The calculation of transmission loss in the Z-direction of the phononic crystal plate differed significantly from that in the XY-direction. Notably, the transmission loss map excited in the Z-direction lacked the flat region observed in the XY-direction transmission loss map. Furthermore, the maximum transmission loss in the Z-direction was 131.5 dB, which is 166.5 dB lower than the maximum transmission loss of 298 dB in the XY-direction. Additionally, the peak distribution in the Z-direction exhibited a more regular pattern.

The Z-direction excitation is plotted against the vibration displacement of all peaks within the study range and is compared with the peak vibration displacement diagram of the XY-direction excitation. This comparison incorporates energy band diagrams and a modal analysis to evaluate its vibration and noise reduction mechanisms. When Z-direction excitation is observed, the first effective transmission loss peak for the phononic crystal plate is at 15 Hz, a frequency not included in the band range. This is due to the fact that the energy band can only reflect the vibration mode of the unit cell under free boundary conditions. According to the mass law, the first-order vibration mode of the entire plate is lower than the first-order mode of the unit cell. In the TL of the conventional XY-direction excitation source, the first peak at 20 Hz corresponds to the first-order vibration mode of the plate’s XY-direction and does not reflect the first-order Z-direction vibration mode of the entire plate, highlighting the necessity of considering Z-direction excitation as a source.
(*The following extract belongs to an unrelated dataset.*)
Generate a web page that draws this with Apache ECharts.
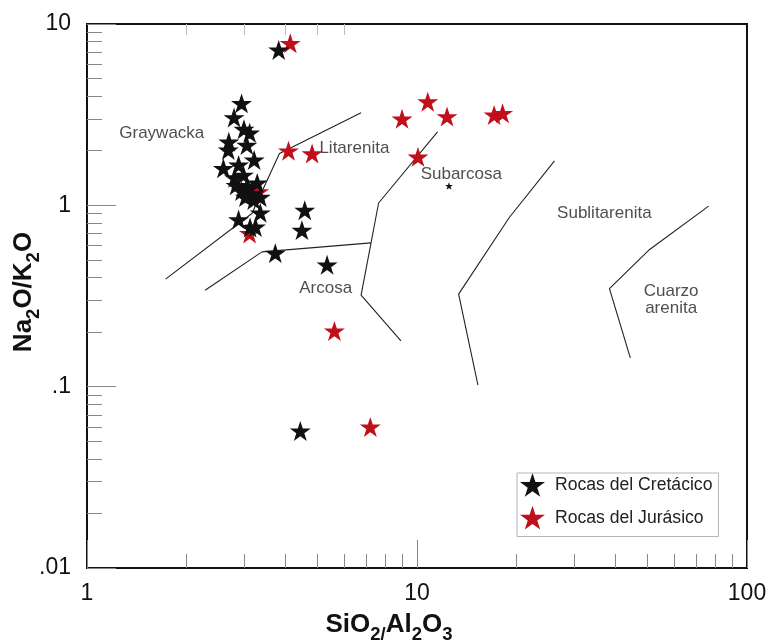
<!DOCTYPE html>
<html>
<head>
<meta charset="utf-8">
<script src="https://cdn.jsdelivr.net/npm/echarts@6/dist/echarts.min.js"></script>
<style>
html,body{margin:0;padding:0;background:#fff;}
#c{width:772px;height:642px;}
</style>
</head>
<body>
<div id="c"></div>
<script>
// ---- Data ----
const cretX = [3.81, 2.94, 2.79, 2.99, 3.11, 2.69, 3.05, 2.68, 3.21, 2.88, 2.59, 2.80, 2.98, 3.28, 2.94, 3.16, 3.35, 3.20, 3.35, 2.88, 3.12, 3.24, 4.57, 4.48, 3.72, 5.34, 4.43, 3.06, 2.83, 3.02];
const cretY = [7.19, 3.65, 3.05, 2.63, 2.51, 2.24, 2.15, 2.02, 1.78, 1.67, 1.60, 1.42, 1.47, 1.33, 1.20, 1.16, 1.11, 1.07, 0.91, 0.835, 0.755, 0.76, 0.94, 0.73, 0.545, 0.47, 0.057, 1.28, 1.29, 1.11];
const cretSmallX = [12.5];
const cretSmallY = [1.28];
const jurX = [4.13, 4.08, 4.81, 9.01, 10.78, 12.33, 17.13, 18.17, 10.07, 5.62, 7.22, 3.31, 3.11];
const jurY = [7.83, 2.00, 1.93, 3.00, 3.73, 3.09, 3.15, 3.22, 1.85, 0.203, 0.060, 1.19, 0.70];

const lineGraywacka = [[1.73, 0.392], [3.16, 0.902], [3.83, 1.93], [6.77, 3.24]];
const lineArcosa = [[2.28, 0.340], [3.39, 0.554], [7.26, 0.621]];
const lineSubarcosa = [[11.54, 2.54], [7.65, 1.03], [6.77, 0.320], [8.94, 0.179]];
const lineSublitarenita = [[26.1, 1.76], [19.04, 0.857], [13.37, 0.324], [15.3, 0.102]];
const lineCuarzo = [[76.5, 0.99], [50.7, 0.571], [38.3, 0.347], [44.3, 0.144]];

const regionNames = ['Graywacka', 'Litarenita', 'Arcosa', 'Subarcosa', 'Sublitarenita', 'Cuarzo\narenita'];
const regionX = [1.685, 6.46, 5.29, 13.62, 36.96, 58.9];
const regionY = [2.51, 2.07, 0.349, 1.486, 0.902, 0.30];

const xTickValues = [1, 10, 100];
const xTickLabels = ['1', '10', '100'];
const yTickValues = [0.01, 0.1, 1, 10];
const yTickLabels = ['.01', '.1', '1', '10'];
const xMinorTicks = [2, 3, 4, 5, 6, 7, 8, 9, 20, 30, 40, 50, 60, 70, 80, 90];
const yMinorTicks = [0.02, 0.03, 0.04, 0.05, 0.06, 0.07, 0.08, 0.09, 0.2, 0.3, 0.4, 0.5, 0.6, 0.7, 0.8, 0.9, 2, 3, 4, 5, 6, 7, 8, 9];
const xTopTicks = [2, 3, 4, 5, 6];

const seriesNames = ['Rocas del Cretácico', 'Rocas del Jurásico'];

// ---- Chart ----
const FONT = "'Liberation Sans', Arial, sans-serif";
const STAR = 'path://M50 0L61.23 34.55L97.55 34.55L68.16 55.9L79.39 90.45L50 69.1L20.61 90.45L31.84 55.9L2.45 34.55L38.77 34.55Z';
const RED = '#c0101b';
const BLACK = '#111';
const zip = (xs, ys) => xs.map((x, i) => [x, ys[i]]);
function lookup(vals, labels, v) {
  for (let i = 0; i < vals.length; i++) {
    if (Math.abs(Math.log10(v) - Math.log10(vals[i])) < 1e-6) return labels[i];
  }
  return '';
}
const lineStyleB = { color: '#222', width: 1.1 };
function boundary(data) {
  return { type: 'line', data: data, symbol: 'none', silent: true, lineStyle: lineStyleB, z: 1, animation: false };
}
function overlayAxis(pos, min, max, len, color, vals) {
  return {
    type: 'value', min: min, max: max, position: pos, gridIndex: 0,
    axisLine: { show: false, onZero: false },
    axisTick: { show: true, inside: true, length: len, lineStyle: { color: color, width: 1 }, customValues: vals.map(v => Math.log10(v)) },
    axisLabel: { show: false },
    splitLine: { show: false }
  };
}
const nameRich = {
  n: { fontFamily: FONT, fontSize: 26, fontWeight: 'bold', color: '#111', lineHeight: 32, verticalAlign: 'top' },
  s: { fontFamily: FONT, fontSize: 18.5, fontWeight: 'bold', color: '#111', lineHeight: 18, verticalAlign: 'bottom' }
};

const chart = echarts.init(document.getElementById('c'), null, { renderer: 'canvas' });
chart.setOption({
  animation: false,
  backgroundColor: '#fff',
  textStyle: { fontFamily: FONT },
  grid: { show: true, borderColor: '#111', borderWidth: 2, backgroundColor: 'transparent',
          left: 87, top: 24, right: 25, bottom: 74, containLabel: false, outerBoundsMode: 'none' },
  legend: {
    data: [
      { name: seriesNames[0], icon: STAR, itemStyle: { color: BLACK, opacity: 1 } },
      { name: seriesNames[1], icon: STAR, itemStyle: { color: RED, opacity: 1 } }
    ],
    orient: 'vertical',
    left: 517, top: 473,
    itemWidth: 25, itemHeight: 25, itemGap: 9,
    padding: [0, 6, 7, 3],
    borderColor: '#b5b5b5', borderWidth: 1,
    backgroundColor: '#fff',
    textStyle: { fontFamily: FONT, fontSize: 17.6, color: '#222', padding: [0, 0, 0, 5] },
    selectedMode: false
  },
  xAxis: [
    {
      type: 'log', logBase: 10, min: 1, max: 100, position: 'bottom',
      axisLine: { show: true, onZero: false, lineStyle: { color: '#111', width: 2 } },
      axisTick: { show: true, inside: true, length: 28, lineStyle: { color: '#888', width: 1 } },
      axisLabel: { fontFamily: FONT, fontSize: 23, color: '#111', margin: 14, formatter: v => lookup(xTickValues, xTickLabels, v) },
      splitLine: { show: false },
      name: '{n|SiO}{s|2/}{n|Al}{s|2}{n|O}{s|3}',
      nameLocation: 'middle', nameGap: 44, nameMoveOverlap: false,
      nameTextStyle: { padding: [0, 56, 0, 0], rich: nameRich }
    },
    overlayAxis('bottom', 0, 2, 14, '#888', xMinorTicks),
    overlayAxis('top', 0, 2, 11, '#bbb', xTopTicks)
  ],
  yAxis: [
    {
      type: 'log', logBase: 10, min: 0.01, max: 10, position: 'left',
      axisLine: { show: true, onZero: false, lineStyle: { color: '#111', width: 2 } },
      axisTick: { show: true, inside: true, length: 29, lineStyle: { color: '#888', width: 1 } },
      axisLabel: { fontFamily: FONT, fontSize: 23, color: '#111', margin: 16, formatter: v => lookup(yTickValues, yTickLabels, v) },
      splitLine: { show: false },
      name: '{n|Na}{s|2}{n|O/K}{s|2}{n|O}',
      nameLocation: 'middle', nameGap: 44, nameRotate: 90, nameMoveOverlap: false,
      nameTextStyle: { padding: [0, 0, 0, 8], rich: nameRich }
    },
    overlayAxis('left', -2, 1, 15, '#888', yMinorTicks)
  ],
  series: [
    boundary(lineGraywacka),
    boundary(lineArcosa),
    boundary(lineSubarcosa),
    boundary(lineSublitarenita),
    boundary(lineCuarzo),
    {
      type: 'scatter', name: 'regions', silent: true, symbolSize: 0, z: 1,
      data: regionNames.map((n, i) => ({ name: n, value: [regionX[i], regionY[i]] })),
      label: { show: true, position: 'inside', formatter: p => p.name, fontFamily: FONT, fontSize: 17, color: '#222', lineHeight: 17 }
    },
    {
      type: 'scatter', name: seriesNames[1], symbol: STAR, symbolSize: 21, symbolKeepAspect: true,
      itemStyle: { color: RED, opacity: 1 }, z: 2,
      data: zip(jurX, jurY)
    },
    {
      type: 'scatter', name: seriesNames[0], symbol: STAR, symbolSize: 21, symbolKeepAspect: true,
      itemStyle: { color: BLACK, opacity: 1 }, z: 3,
      data: zip(cretX, cretY)
    },
    {
      type: 'scatter', name: seriesNames[0], symbol: STAR, symbolSize: 8, symbolKeepAspect: true,
      itemStyle: { color: BLACK, opacity: 1 }, z: 3,
      data: zip(cretSmallX, cretSmallY)
    }
  ]
});
</script>
</body>
</html>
The alloy steel phononic crystal plate exhibits significant application potential in vehicle engineering, machinery manufacturing, and construction. During the investigation of sound wave propagation characteristics within this plate, incorporating a Z-direction excitation source brings the study closer to practical sound insulation and noise reduction engineering applications. This approach can provide valuable guidance for the application of alloy steel phononic crystal plates in the aforementioned fields.

Phononic crystals, as a novel type of functional material, hold vast application potential in the realm of vibration and noise control. Future research endeavors will diversify, encompassing deeper investigations into band gap mechanisms, the optimization of phononic crystal structures, the expansion of the band gap frequency range, and the incorporation of novel materials. Additionally, the integration of Bragg scattering and local resonance mechanisms merits further exploration to devise phononic crystal structures with broader band gaps and enhanced noise reduction capabilities.